Similar/related question: Existence of minimal prime ideal contained in given prime ideal and containing a given subset
Proof?: Let $I$ be an ideal and $P$ be a prime ideal of the ring $R$ such that $I \subset P$. Let $$\mathscr{F}:=\{P'\subseteq R \vert (\text{P' is a prime ideal}) \land (I \subsetneq P' \subseteq P))\}$$ . Since $I \subset P \subseteq P$, then $P \in \mathscr{F}$. So $\mathscr{F}\neq \emptyset$. We assert that $\bigcap \mathscr{F} \neq \emptyset$ and that it's a prime ideal. Since $\forall P' \in \mathscr{F}(I \subsetneq P')$, then $I \subsetneq \bigcap\mathscr{F}$. Note $I \subsetneq \bigcap\mathscr{F}$ implies $\bigcap\mathscr{F}\neq \emptyset$. If $ab \in \bigcap\mathscr{F}$ and $a \notin \bigcap\mathscr{F}$, then $\forall P' \in \bigcap\mathscr{F}(ab \in P')$ and $a \notin P'$. Since $\forall P'\in\mathscr{F}$, $P'$ is a prime ideal, then $ab \in P'$ and $a \notin P'$ imply $b \in P'$, for all $P' \in \mathscr{F}$. Thus, $b \in \bigcap\mathscr{F}$, as desired.

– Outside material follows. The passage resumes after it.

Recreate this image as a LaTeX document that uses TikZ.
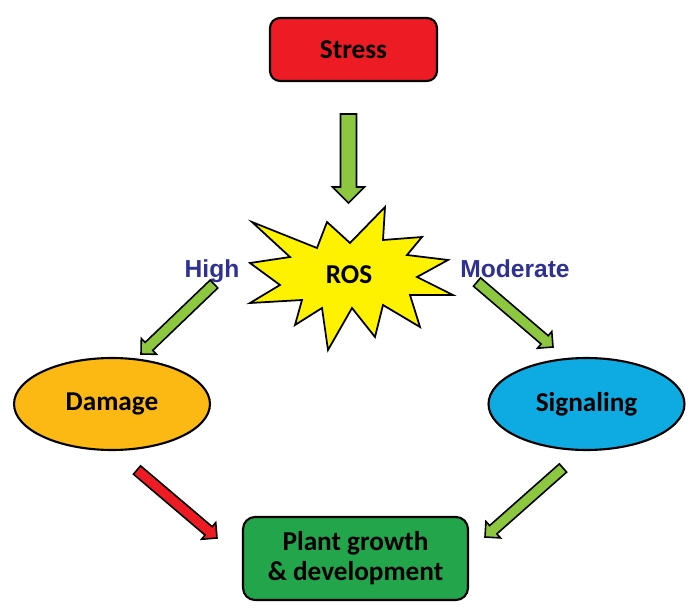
\documentclass[tikz,border=0pt]{standalone}
\usepackage{fontspec}
\setmainfont{Carlito}
\newfontfamily\labelfont{Liberation Sans}
\usepackage{tikz}
\usetikzlibrary{calc, shapes.geometric}

\definecolor{stressred}{RGB}{237,28,36}
\definecolor{arrowgreen}{RGB}{141,198,63}
\definecolor{rosyellow}{RGB}{255,242,0}
\definecolor{damageorange}{RGB}{253,185,19}
\definecolor{signalblue}{RGB}{13,171,225}
\definecolor{plantgreen}{RGB}{35,166,75}
\definecolor{labelblue}{RGB}{46,49,146}

\tikzset{
  boxtext/.style={font=\bfseries\fontsize{15.5}{17}\selectfont, align=center},
  box/.style={boxtext, draw=black, line width=1.2pt, rounded corners=0.2cm},
  blob/.style={boxtext, ellipse, draw=black, line width=1.2pt, minimum width=3.92cm, minimum height=1.84cm},
  level/.style={font=\labelfont\bfseries\fontsize{14}{16}\selectfont, text=labelblue, anchor=base},
  arrowline/.style={draw=black, line width=0.9pt, line join=miter},
}

% fat arrow: from, to, fill, shaft half width, head half width
\newcommand{\fatarrow}[5]{%
  \coordinate (fa) at ($(#2)!#5!(#1)$);
  \draw[arrowline, fill=#3] ($(#1)!#4!90:(#2)$) -- ($(fa)!#4!90:(#2)$)
    -- ($(fa)!#5!90:(#2)$) -- (#2) -- ($(fa)!#5!-90:(#2)$)
    -- ($(fa)!#4!-90:(#2)$) -- ($(#1)!#4!-90:(#2)$) -- cycle;}

\begin{document}
\begin{tikzpicture}[x=0.02cm, y=-0.02cm]
        \useasboundingbox (0,0) rectangle (700,615);

        \node (stress) [box, fill=stressred, minimum width=3.34cm, minimum height=1.26cm] at (353.5,49.5) {Stress};

        % ROS burst
        \draw[fill=rosyellow, line width=1pt, line join=miter]
          (252,222) -- (317,248) -- (327,222) -- (350,243) -- (385,207) -- (383,240)
          -- (422,237) -- (407,255) -- (448,260) -- (417,277) -- (453,295) -- (410,295)
          -- (420,327) -- (383,305) -- (375,337) -- (352,308) -- (328,350) -- (322,308)
          -- (295,325) -- (302,300) -- (250,303) -- (280,285) -- (250,263) -- (290,257) -- cycle;
        \node (ros) [boxtext, anchor=base] at (349,283) {ROS};

        \node (high) [level] at (212,277) {High};
        \node (moderate) [level] at (515,277) {Moderate};

        \node (damage) [blob, fill=damageorange] at (112,404) {Damage};
        \node (signaling) [blob, fill=signalblue] at (586.5,404) {Signaling};

        \node (plant) [box, fill=plantgreen, rounded corners=0.24cm, minimum width=4.5cm, minimum height=1.66cm] at (355.5,558.5) {Plant growth\\\& development};

        \coordinate (s1) at (348.5,114);
        \coordinate (s2) at (348.5,203);
        \coordinate (h1) at (214,284);
        \coordinate (h2) at (141,354);
        \coordinate (m1) at (477,282);
        \coordinate (m2) at (553,347);
        \coordinate (d1) at (137,470);
        \coordinate (d2) at (217,538);
        \coordinate (g1) at (563,468);
        \coordinate (g2) at (485,537);

        \fatarrow{s1}{s2}{arrowgreen}{0.16cm}{0.32cm}
        \fatarrow{h1}{h2}{arrowgreen}{0.11cm}{0.22cm}
        \fatarrow{m1}{m2}{arrowgreen}{0.11cm}{0.22cm}
        \fatarrow{d1}{d2}{stressred}{0.11cm}{0.22cm}
        \fatarrow{g1}{g2}{arrowgreen}{0.11cm}{0.22cm}
    \end{tikzpicture}
\end{document}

Lastly, we show $\bigcap\mathscr{F}$ is the minimal prime ideal of $I$. Suppose $\overline{P} \in \mathscr{F}$ such that $\overline{P} \subseteq \bigcap\mathscr{F}$. Since $\overline{P} \in \mathscr{F}$ imply $\bigcap\mathscr{F} \subseteq \overline{P}$, then $\bigcap\mathscr{F} = \overline{P}$. This equivalently, means there exist no prime ideal $\overline{P}$ where $I \subsetneq \overline{P} \subseteq \bigcap\mathscr{F}$, unless $\overline{P} = \bigcap\mathscr{F}$. Therefore, $\bigcap\mathscr{F}$ is the minimal prime ideal of $I$ contained in $P$.